We found that the radial velocity is in the 150–190 km s⁻¹ range, which is consistent with SMC membership (systemic velocity varying from 88 to 215 km s⁻¹, according to Stanimirovic et al. 1999). In the RSS spectra, we measured larger values of Δv than in the HRS spectra. If we compare the σ and Δv values in Table 3 with the EW values in Table 2, we infer a slight increase of disk velocity from both Hβ and Hα between 2016 and 2017 corresponding to a decrease in EW values, as expected (Hanuschik et al. 1988; Reig et al. 2016), while there are no significant variations within timescales of weeks.

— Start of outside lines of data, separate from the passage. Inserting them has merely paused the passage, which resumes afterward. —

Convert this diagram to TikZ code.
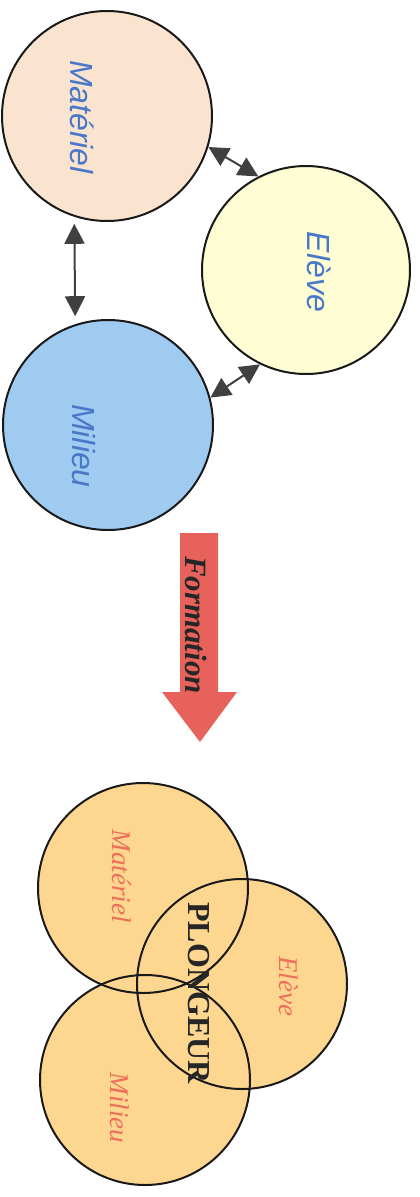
\documentclass[tikz,border=0pt]{standalone}
\usepackage{fontspec}
\setmainfont{Liberation Serif}
\newfontfamily\arialfont{Liberation Sans}
\usetikzlibrary{arrows.meta,backgrounds}
\definecolor{matfill}{HTML}{FAE4CF}
\definecolor{elefill}{HTML}{FEFDD3}
\definecolor{milfill}{HTML}{9FCBF1}
\definecolor{bluetext}{HTML}{4A78C8}
\definecolor{arrgray}{HTML}{404040}
\definecolor{formred}{HTML}{E8625C}
\definecolor{vennfill}{HTML}{FDD690}
\definecolor{venntext}{HTML}{EE6E5A}
\definecolor{darktext}{HTML}{262626}
\tikzset{
  bigcircle/.style={circle, draw=black!90, line width=2pt, inner sep=0pt, minimum size=#1},
  toplabel/.style={rotate=-90, text=bluetext, font=\arialfont\itshape\fontsize{32}{32}\selectfont, inner sep=0pt},
  vennlabel/.style={rotate=-90, text=venntext, font=\itshape\fontsize{27}{27}\selectfont, inner sep=0pt},
  link/.style={arrgray, line width=2pt, {Triangle[length=20pt,width=20pt]}-{Triangle[length=20pt,width=20pt]}},
}
\begin{document}
\begin{tikzpicture}[x=1pt,y=-1pt]
\useasboundingbox (0,0) rectangle (420,1197);
% top circles
\node[bigcircle=210pt, fill=matfill] (mat) at (107,116) {};
\node[bigcircle=208pt, fill=elefill] (ele) at (306,270) {};
\node[bigcircle=210pt, fill=milfill] (mil) at (108,425) {};
\node[toplabel] (matl) at (82,117) {Matériel};
\node[toplabel] (elel) at (319,272) {Elève};
\node[toplabel] (mill) at (84,446) {Milieu};
% links
\draw[link, shorten <=7pt, shorten >=8pt] (mat.252) -- (mil.108);
\draw[link] (mat.343) -- (ele.117);
\draw[link] (ele.244) -- (mil.15);
% formation arrow
\fill[formred] (180,533) -- (218,533) -- (218,692) -- (237,692) -- (200,742) -- (162,692) -- (180,692) -- cycle;
\node[rotate=-90, inner sep=0pt, text=darktext, font=\bfseries\itshape\fontsize{31}{31}\selectfont] (form) at (196,625) {Formation};
% venn
\node[bigcircle=210pt] (vmat) at (143,888) {};
\node[bigcircle=210pt] (vele) at (242,984) {};
\node[bigcircle=210pt] (vmil) at (145,1080) {};
\begin{scope}[on background layer]
  \fill[vennfill] (vmat.center) circle (105);
  \fill[vennfill] (vele.center) circle (105);
  \fill[vennfill] (vmil.center) circle (105);
\end{scope}
\node[vennlabel] (vmatl) at (122,876) {Matériel};
\node[vennlabel] (velel) at (289,986) {Elève};
\node[vennlabel] (vmill) at (120,1108) {Milieu};
\node[rotate=-90, inner sep=0pt, text=darktext, font=\bfseries\fontsize{32}{32}\selectfont] (plong) at (199,993) {PLONGEUR};
\end{tikzpicture}
\end{document}
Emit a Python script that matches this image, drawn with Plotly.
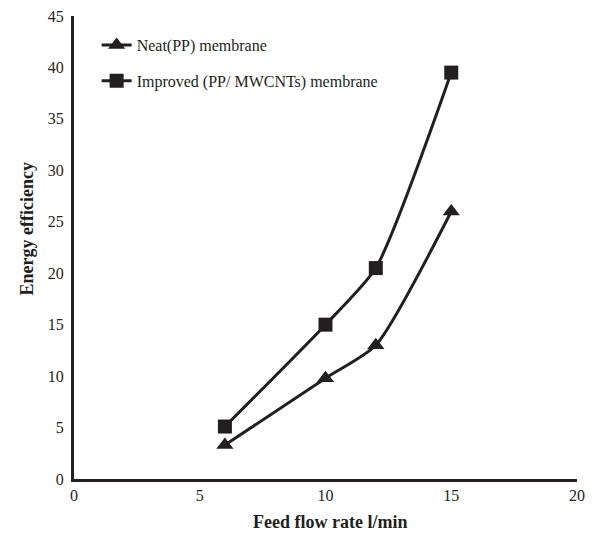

Also, for SUZAKU J0105–72, we were able to confirm the presence of a Be star, although the spectra did not allow detection of many emission lines. We detected Be-typical Balmer hydrogen and helium emission and absorption lines on two different dates with a 29 day span in between. The weather conditions were cloudy during the first run, so the resulting spectrum is weaker and noisier than the second one (see Figure 2, with S/Ns of about 25 and 60, respectively, measured at λ = 5500 Å). The two low-resolution spectra show similar continuum slopes, and the small variations in the red and blue portions of the spectral range (of less than 10%) are due to small differences in the sensitivity curves used for the photometric calibration. In both spectra, Hβ is not clearly detectable because it is stronger in absorption than in emission. The absorption should also affect the Hα emission line; therefore, our EW measurements for this object are lower limits. The Hα EW in the first low-resolution spectrum is lower than in the second, while high-resolution spectra show similar values. We measured radial velocity in the range 160–190 km s⁻¹ in the RSS and HRS observations, which is consistent with 186 km s⁻¹ measured in a catalog by Evans & Howarth (2008). We observed a small variation of Δv in 2017 between July/August and October for Hβ. In 2016, the σ values of Hα did not seem to have varied. In 2017, we found variations between August and October, while the EW values of Hα and Hβ are approximately constant. Therefore, for this object, the expected relation between EW and Δv does not seem to be valid. Although small variations of EW are expected in the case of small variations of Δv, according to the Hanuschik et al. (1988) relation, we do not have sufficient measurements to draw a definite conclusion. Reig et al. (2016) used data obtained over 15 yr in their Figure 7, so we suggest that much longer and possibly denser monitoring is necessary to draw conclusions.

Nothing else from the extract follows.